Compared to most people with Dissociative Identity Disorder that I talk to I have a lot more control over what goes on in my head than most Plurals. I can use it to my advantage most days, and days that my mental health is well and I’m on the minimum of medicine I need. I craft and modify aspects of my headspace and inner world to make the inside of my head the most pleasant place I can make it for the people in my head. I can control when I switch… Most of the time, but not always who I switch into. I’ve even utterly summoned headmates into existence!
But some days it gets really hard… Some days the stuff my brain generates on my behalf gets out of control, and there’s only so much I can do. I’ll give tonight as my example: I had a switch tonight where the headmate couldn’t use the legs until they switched out, I had a new person form, I had memory wiped of my entire morning to the point I couldn’t remember anything I ate all day. An event that I’ve worked so hard to get under control relapsed on me again: getting beaten by a persecutor.
Persecutors are a tricky subject that a lot of people with DID go through, and I rarely ever meet anyone who has made as much progress with keeping the persecution under control as I have, but I still struggle – as I’m finding out – I’m not over it.
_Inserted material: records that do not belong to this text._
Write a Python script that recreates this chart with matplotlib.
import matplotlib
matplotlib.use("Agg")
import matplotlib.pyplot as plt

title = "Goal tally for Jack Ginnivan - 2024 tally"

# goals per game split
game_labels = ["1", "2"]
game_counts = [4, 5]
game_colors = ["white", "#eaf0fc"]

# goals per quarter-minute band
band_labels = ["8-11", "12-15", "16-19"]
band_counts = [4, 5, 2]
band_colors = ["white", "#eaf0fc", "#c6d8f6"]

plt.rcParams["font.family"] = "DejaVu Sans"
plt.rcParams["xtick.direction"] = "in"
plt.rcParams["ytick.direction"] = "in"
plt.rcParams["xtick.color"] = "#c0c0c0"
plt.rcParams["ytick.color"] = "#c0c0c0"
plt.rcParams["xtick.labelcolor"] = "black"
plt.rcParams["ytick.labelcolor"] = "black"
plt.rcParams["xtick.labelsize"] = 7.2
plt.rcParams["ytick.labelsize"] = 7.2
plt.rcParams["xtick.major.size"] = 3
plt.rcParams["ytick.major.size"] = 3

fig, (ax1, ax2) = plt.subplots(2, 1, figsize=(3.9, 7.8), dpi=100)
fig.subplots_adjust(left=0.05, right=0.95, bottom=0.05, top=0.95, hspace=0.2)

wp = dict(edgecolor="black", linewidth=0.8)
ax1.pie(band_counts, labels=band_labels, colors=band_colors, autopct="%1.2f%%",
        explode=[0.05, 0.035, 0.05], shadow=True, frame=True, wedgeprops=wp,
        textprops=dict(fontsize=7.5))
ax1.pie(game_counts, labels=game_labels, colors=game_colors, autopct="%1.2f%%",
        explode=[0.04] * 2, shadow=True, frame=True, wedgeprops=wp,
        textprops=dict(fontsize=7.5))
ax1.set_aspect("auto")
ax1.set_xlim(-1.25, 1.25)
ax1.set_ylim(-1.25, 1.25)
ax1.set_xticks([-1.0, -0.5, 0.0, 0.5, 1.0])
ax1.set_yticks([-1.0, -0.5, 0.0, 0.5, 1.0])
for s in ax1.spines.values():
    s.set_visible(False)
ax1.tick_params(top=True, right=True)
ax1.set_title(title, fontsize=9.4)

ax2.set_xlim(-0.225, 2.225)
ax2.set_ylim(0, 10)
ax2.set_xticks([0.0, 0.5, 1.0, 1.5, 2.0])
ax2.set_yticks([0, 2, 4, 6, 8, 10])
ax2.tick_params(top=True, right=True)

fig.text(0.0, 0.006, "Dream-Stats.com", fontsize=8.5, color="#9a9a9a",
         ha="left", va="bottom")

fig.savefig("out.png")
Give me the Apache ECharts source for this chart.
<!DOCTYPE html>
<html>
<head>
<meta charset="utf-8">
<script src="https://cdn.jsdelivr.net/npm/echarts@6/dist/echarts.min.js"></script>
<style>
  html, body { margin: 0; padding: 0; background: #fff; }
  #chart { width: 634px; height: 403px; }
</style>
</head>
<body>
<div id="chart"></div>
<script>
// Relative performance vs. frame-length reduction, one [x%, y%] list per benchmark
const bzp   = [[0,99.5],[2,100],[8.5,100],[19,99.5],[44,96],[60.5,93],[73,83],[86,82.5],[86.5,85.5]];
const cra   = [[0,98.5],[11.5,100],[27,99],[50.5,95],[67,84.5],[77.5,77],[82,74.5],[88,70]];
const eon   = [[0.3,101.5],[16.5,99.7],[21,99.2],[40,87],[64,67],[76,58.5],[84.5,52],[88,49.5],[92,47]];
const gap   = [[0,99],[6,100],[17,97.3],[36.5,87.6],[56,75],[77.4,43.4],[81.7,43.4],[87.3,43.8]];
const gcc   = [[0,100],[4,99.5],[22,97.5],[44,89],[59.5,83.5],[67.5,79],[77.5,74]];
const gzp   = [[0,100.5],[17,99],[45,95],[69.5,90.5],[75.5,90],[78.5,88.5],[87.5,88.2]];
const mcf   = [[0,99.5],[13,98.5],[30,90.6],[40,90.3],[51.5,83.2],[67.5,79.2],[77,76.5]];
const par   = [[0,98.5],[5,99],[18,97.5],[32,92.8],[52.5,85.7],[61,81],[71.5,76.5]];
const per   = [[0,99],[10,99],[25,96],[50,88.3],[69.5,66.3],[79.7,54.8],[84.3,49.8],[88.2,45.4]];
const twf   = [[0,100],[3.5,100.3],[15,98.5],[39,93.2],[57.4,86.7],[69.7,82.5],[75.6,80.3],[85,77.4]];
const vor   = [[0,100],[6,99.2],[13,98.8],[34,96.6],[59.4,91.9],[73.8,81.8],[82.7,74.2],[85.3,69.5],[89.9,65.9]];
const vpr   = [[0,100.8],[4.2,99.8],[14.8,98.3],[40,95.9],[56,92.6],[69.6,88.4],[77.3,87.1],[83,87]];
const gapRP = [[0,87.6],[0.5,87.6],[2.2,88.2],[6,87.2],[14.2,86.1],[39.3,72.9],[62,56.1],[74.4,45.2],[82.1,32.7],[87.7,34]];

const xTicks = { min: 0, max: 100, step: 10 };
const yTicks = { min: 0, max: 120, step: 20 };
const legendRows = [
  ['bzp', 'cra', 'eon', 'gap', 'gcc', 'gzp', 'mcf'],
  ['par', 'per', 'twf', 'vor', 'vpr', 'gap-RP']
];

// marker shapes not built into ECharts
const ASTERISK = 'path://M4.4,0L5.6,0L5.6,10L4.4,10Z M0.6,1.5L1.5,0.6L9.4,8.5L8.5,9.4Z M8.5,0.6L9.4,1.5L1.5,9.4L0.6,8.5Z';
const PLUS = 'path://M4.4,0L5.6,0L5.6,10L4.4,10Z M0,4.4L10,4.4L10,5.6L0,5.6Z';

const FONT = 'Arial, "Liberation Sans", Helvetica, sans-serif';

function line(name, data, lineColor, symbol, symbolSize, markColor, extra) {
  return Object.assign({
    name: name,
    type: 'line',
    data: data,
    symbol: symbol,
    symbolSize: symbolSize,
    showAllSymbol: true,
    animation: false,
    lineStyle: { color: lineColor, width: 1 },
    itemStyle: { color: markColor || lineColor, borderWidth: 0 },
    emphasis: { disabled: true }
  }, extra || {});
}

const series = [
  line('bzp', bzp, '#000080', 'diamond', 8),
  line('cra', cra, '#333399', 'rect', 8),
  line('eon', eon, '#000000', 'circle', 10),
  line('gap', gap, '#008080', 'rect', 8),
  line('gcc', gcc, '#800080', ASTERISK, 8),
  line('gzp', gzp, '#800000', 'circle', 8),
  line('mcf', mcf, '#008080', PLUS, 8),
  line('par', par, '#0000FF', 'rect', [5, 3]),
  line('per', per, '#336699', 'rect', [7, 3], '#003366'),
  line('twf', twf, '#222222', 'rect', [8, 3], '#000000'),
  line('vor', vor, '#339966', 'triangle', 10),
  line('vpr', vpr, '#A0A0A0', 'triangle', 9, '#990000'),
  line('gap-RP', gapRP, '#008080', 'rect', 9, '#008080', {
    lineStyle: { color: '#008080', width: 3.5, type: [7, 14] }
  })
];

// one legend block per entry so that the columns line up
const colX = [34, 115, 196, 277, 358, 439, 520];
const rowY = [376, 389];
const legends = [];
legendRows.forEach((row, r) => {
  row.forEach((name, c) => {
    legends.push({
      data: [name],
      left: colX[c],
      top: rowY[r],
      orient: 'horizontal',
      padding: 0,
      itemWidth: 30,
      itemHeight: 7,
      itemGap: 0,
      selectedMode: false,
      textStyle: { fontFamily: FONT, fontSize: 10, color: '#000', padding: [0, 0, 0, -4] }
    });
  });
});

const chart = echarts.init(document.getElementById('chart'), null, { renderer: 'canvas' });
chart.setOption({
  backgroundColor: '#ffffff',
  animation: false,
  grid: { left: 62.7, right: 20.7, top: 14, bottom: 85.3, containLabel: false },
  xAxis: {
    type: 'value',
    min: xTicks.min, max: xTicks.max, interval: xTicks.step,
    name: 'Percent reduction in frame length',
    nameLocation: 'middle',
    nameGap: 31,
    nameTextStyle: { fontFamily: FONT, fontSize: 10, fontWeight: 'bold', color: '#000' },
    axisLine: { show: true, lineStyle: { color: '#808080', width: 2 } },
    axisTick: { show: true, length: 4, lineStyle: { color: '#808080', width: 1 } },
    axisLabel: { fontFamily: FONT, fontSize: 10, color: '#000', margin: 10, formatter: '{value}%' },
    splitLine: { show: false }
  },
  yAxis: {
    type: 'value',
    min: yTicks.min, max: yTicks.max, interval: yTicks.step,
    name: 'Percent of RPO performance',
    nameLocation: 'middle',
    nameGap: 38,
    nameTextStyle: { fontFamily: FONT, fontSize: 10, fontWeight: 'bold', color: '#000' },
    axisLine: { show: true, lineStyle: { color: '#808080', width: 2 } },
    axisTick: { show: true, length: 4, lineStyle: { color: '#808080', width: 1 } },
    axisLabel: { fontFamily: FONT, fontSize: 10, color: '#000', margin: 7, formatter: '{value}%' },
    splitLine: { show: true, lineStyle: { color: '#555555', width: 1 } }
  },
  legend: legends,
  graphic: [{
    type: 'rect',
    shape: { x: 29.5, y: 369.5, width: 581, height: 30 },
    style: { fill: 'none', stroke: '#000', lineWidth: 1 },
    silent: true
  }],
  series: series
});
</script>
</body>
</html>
For me it comes in the form of violence and rape; my body freezes and I can vividly feel what’s being done to me, even if no harm is being done to me. I’ve had this happen to me thousands of episodes since I was 13, and over the past 5 years or so I’ve mostly kept it under control. But the safe space I finally escaped the demon attacks is now riddled with another being that wishes harm onto me.
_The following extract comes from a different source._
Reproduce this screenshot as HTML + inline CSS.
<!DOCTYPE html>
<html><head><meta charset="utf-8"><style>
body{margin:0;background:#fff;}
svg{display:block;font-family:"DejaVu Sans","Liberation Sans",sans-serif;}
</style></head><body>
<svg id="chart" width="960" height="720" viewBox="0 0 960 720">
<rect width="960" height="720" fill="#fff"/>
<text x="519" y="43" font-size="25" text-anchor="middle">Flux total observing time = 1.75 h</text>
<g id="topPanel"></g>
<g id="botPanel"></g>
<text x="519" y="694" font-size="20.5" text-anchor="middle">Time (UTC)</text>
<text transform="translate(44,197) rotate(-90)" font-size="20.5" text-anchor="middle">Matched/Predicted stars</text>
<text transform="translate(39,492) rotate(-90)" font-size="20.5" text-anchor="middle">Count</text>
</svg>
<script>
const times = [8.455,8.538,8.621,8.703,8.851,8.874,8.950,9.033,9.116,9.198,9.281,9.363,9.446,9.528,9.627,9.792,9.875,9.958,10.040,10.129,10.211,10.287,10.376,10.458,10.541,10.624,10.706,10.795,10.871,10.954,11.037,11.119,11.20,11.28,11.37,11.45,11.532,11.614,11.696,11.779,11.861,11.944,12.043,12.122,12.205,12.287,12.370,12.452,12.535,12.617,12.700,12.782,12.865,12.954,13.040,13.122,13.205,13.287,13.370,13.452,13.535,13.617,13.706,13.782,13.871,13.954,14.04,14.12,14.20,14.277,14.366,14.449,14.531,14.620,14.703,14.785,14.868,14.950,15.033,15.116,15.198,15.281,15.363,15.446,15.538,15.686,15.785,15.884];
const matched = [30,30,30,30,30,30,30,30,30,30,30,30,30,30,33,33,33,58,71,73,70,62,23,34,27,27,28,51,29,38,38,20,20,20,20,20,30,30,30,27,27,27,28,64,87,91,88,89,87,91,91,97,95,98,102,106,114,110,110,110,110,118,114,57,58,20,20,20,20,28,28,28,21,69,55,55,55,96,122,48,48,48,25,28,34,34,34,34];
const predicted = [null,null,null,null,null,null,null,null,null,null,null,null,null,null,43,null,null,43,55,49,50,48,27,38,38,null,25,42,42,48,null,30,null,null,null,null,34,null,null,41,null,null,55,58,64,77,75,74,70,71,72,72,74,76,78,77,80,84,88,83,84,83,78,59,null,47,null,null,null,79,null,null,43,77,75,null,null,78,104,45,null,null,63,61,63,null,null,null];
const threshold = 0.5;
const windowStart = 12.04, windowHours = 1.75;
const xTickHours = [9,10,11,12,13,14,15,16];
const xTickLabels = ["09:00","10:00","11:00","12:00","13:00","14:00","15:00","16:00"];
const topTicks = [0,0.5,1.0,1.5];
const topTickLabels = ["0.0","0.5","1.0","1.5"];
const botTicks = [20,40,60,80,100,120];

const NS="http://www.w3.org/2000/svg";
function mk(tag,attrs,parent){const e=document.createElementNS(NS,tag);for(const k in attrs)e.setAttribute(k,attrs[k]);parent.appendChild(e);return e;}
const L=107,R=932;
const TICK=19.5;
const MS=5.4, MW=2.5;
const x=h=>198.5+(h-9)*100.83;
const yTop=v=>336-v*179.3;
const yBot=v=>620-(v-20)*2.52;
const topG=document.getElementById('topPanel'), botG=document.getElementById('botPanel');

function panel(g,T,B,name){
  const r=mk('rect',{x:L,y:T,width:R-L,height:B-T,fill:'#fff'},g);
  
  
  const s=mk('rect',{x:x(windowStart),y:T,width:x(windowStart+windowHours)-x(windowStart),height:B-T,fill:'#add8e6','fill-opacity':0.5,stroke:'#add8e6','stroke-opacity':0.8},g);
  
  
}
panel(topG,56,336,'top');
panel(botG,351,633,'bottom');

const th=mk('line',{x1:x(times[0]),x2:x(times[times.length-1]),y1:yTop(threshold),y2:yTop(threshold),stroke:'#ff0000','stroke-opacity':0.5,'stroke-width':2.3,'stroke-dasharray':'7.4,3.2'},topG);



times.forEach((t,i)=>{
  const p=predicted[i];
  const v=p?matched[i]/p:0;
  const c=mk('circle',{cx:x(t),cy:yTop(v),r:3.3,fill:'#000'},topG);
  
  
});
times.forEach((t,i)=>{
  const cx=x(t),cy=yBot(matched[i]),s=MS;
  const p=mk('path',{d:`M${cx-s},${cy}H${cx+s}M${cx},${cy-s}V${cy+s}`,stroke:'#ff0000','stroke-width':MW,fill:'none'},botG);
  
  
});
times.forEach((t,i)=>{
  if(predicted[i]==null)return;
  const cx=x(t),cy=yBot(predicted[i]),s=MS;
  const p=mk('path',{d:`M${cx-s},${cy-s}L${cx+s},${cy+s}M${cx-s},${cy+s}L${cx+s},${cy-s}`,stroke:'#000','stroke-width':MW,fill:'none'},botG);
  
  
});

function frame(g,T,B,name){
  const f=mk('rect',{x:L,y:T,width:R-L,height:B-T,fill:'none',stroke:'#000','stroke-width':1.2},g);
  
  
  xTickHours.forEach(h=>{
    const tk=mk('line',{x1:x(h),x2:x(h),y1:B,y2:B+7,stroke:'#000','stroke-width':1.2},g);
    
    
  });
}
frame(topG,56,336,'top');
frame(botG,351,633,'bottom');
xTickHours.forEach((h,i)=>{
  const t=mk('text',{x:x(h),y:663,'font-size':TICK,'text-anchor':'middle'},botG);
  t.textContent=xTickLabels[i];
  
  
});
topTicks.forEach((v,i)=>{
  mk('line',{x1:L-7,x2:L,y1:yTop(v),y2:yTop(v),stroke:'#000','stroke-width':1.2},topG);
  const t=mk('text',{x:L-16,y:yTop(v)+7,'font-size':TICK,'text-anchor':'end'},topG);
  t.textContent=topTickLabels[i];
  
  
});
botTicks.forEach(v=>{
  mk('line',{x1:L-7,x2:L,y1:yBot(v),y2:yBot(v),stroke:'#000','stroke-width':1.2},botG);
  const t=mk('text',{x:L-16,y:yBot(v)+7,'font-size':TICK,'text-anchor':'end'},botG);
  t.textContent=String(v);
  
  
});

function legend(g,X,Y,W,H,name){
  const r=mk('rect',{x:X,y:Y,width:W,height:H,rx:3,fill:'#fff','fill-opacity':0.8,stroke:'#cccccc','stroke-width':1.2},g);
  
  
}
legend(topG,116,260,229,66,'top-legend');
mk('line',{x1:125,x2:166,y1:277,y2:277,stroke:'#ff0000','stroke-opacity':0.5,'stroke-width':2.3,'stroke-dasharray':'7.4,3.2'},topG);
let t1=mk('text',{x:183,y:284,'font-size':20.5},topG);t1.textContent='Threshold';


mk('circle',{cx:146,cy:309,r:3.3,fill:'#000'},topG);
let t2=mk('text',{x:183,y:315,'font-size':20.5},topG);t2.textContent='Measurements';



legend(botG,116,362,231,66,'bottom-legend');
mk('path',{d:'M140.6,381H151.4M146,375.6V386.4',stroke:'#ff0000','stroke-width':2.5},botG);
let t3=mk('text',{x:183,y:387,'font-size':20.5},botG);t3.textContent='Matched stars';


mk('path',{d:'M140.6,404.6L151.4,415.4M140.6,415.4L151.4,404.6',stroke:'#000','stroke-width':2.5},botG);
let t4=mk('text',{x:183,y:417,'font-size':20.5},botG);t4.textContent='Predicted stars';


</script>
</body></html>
We call them the Jiglorblians, for no other reason than that’s what they call themselves. They’re smarter than the stupid monster beings, and a lot more human, and I don’t know if that makes it any easier to handle. We have a caste system in our head, with one caste being Warrior Caste, or the headmates that can fight and defend (healer isn’t a separate caste, you either have the ability to heal wounds or you don’t.) I was able to call for help and have them fought off tonight.
And that should be the end of it, if it wasn’t for the fact that it happened to the brand new headmate who is now shaking and scared shitless of what type of body they formed into. What’s in my control? We have a priestess we can give spiritual comfort to, and well we have pain medicine in my headspace. What’s in my control is reinforcing the barriers that keep the Jiglorblians at bay, but I ultimately cannot prevent the next attack.
It goes deeper than that, but that’s the surface level. Do I have a right to be traumatized by that stuff happening all in my head? Well that’s complicated to answer, because it’s not the episodes that are traumatic, it’s trauma that creates the episodes. The episodes are my brain’s way to process trauma, and that’s how my body copes with it. Being self-aware enough to recognize that this is what’s going on is a radical boon for me.
I may not have faced war, and my valor goes as far as 1 year in a Syndicate militia group, but my head is a warzone. In a body where assault and rape is so common I can’t even count how many times it’s happened to me, and the next trauma isn’t an if but a when, you wanna know what the sad part is? I prefer the worst of what goes on in my head than the best of my days living on this putrid planet.